EXERCISE GOAL → Pick out the lines containing "this".
## Begin WORKING DATA
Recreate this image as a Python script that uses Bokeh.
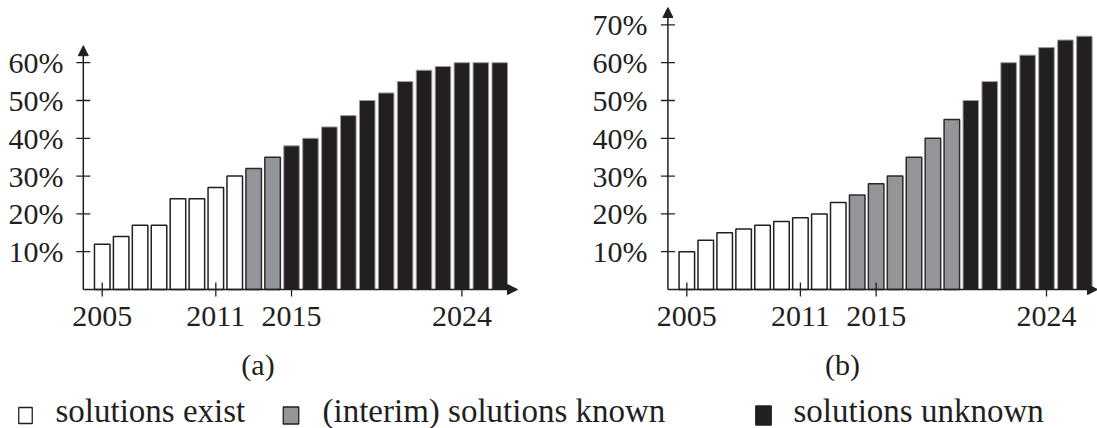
## End WORKING DATA
## Begin WORKING DATA
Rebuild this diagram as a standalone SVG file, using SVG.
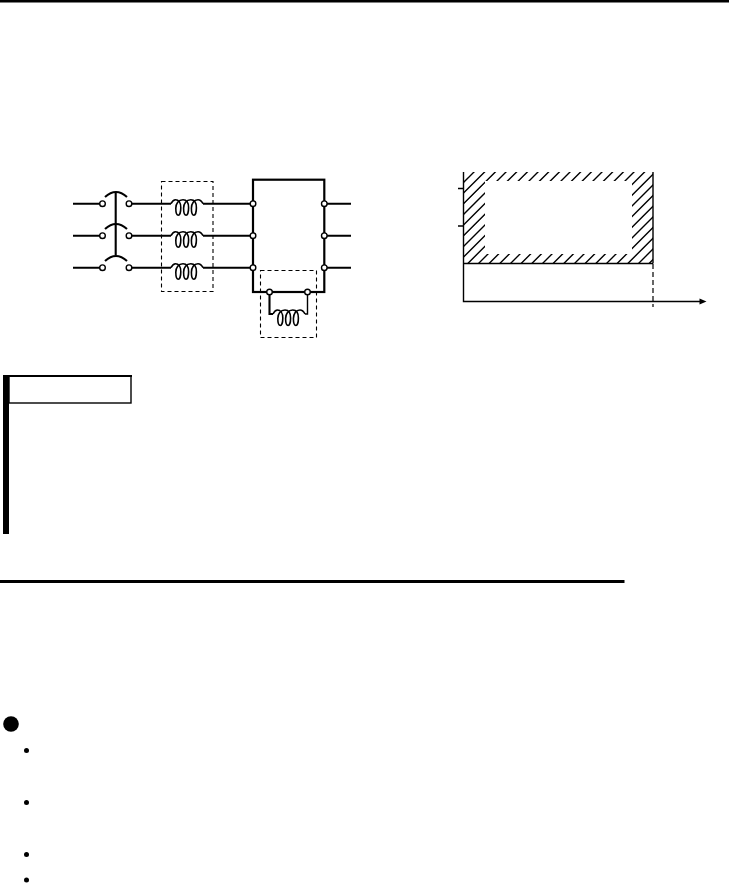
## End WORKING DATA
## Begin WORKING DATA
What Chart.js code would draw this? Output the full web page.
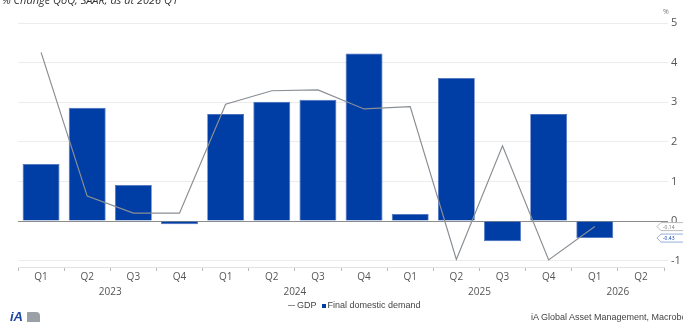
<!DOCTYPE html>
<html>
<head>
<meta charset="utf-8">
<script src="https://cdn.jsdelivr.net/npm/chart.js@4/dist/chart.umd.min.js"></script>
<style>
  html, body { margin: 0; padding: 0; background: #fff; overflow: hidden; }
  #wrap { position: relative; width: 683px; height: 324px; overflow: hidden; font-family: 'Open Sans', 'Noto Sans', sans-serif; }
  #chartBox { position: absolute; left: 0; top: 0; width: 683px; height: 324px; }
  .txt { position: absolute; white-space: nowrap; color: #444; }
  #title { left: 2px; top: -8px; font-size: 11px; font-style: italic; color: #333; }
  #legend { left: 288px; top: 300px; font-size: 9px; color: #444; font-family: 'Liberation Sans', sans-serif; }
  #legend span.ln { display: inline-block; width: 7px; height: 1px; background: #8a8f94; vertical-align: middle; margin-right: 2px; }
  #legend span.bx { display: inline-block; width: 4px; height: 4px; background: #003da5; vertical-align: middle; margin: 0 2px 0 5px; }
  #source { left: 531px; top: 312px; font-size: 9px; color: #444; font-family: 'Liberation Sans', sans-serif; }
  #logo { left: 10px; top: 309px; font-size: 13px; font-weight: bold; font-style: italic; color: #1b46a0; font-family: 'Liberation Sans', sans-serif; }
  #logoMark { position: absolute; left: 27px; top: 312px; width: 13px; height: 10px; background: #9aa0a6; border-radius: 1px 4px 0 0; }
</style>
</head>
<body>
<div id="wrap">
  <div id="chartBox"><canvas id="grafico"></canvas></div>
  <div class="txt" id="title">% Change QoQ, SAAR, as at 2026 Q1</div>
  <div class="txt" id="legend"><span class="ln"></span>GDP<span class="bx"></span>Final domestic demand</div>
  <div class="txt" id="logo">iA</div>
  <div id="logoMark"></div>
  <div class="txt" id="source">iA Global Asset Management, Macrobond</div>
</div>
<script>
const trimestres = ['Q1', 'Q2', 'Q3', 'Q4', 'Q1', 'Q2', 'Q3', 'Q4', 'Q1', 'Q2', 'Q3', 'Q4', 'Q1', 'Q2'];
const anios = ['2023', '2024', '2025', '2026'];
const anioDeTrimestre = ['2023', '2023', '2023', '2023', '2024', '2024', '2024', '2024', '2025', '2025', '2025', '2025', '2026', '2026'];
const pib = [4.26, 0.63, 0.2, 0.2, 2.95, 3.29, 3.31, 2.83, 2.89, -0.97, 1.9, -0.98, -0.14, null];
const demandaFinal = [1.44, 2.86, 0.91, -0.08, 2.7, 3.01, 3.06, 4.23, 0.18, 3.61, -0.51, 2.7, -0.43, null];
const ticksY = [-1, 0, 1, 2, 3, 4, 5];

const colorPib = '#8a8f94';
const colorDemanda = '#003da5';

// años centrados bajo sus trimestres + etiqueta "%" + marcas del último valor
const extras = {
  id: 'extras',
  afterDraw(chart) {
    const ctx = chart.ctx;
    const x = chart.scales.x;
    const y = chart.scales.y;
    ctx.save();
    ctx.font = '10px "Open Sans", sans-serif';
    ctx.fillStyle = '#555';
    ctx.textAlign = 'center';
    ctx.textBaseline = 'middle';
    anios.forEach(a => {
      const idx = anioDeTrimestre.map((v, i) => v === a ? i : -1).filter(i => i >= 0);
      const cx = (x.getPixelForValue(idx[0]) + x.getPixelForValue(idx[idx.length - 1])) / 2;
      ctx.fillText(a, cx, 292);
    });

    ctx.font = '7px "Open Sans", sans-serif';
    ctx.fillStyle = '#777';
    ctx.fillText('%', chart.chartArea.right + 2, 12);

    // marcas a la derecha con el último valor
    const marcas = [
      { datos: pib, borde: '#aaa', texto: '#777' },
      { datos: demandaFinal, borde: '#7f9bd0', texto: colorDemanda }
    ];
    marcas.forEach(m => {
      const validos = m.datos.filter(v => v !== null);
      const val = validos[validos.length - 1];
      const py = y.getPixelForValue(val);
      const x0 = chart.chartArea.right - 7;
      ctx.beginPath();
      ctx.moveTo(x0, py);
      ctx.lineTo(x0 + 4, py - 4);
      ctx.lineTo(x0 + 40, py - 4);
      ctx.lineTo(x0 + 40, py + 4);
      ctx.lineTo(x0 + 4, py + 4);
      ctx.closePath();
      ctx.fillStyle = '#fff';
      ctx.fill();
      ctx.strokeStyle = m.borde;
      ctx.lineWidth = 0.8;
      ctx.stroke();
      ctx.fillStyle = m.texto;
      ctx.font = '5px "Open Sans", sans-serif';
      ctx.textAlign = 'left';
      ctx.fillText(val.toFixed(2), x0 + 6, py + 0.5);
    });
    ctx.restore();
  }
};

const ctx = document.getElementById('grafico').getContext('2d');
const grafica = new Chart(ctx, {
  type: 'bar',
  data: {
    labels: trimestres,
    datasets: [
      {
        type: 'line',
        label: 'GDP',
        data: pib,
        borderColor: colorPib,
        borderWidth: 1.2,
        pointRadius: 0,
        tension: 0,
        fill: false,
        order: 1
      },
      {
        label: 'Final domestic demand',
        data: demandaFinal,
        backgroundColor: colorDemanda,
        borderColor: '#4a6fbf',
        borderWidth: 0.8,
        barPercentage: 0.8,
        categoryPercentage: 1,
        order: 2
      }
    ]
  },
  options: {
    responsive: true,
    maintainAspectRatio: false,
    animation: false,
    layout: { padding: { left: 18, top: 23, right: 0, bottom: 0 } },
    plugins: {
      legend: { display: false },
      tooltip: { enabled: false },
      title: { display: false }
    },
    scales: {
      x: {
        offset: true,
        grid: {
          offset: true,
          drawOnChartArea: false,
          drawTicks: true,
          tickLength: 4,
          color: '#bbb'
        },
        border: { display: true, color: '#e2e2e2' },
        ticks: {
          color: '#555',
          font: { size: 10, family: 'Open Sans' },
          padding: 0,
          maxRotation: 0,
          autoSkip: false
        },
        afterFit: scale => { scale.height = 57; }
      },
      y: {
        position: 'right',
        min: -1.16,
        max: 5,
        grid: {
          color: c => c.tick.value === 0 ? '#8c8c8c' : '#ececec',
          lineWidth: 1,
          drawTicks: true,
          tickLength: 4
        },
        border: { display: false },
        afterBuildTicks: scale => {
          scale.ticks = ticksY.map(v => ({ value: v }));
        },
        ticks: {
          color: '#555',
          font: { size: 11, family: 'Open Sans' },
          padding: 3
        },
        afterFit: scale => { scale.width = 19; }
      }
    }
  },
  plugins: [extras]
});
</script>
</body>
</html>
## End WORKING DATA
WRITTEN ANSWER →
Recreate this image as a Python script that uses Bokeh.
Rebuild this diagram as a standalone SVG file, using SVG.
What Chart.js code would draw this? Output the full web page.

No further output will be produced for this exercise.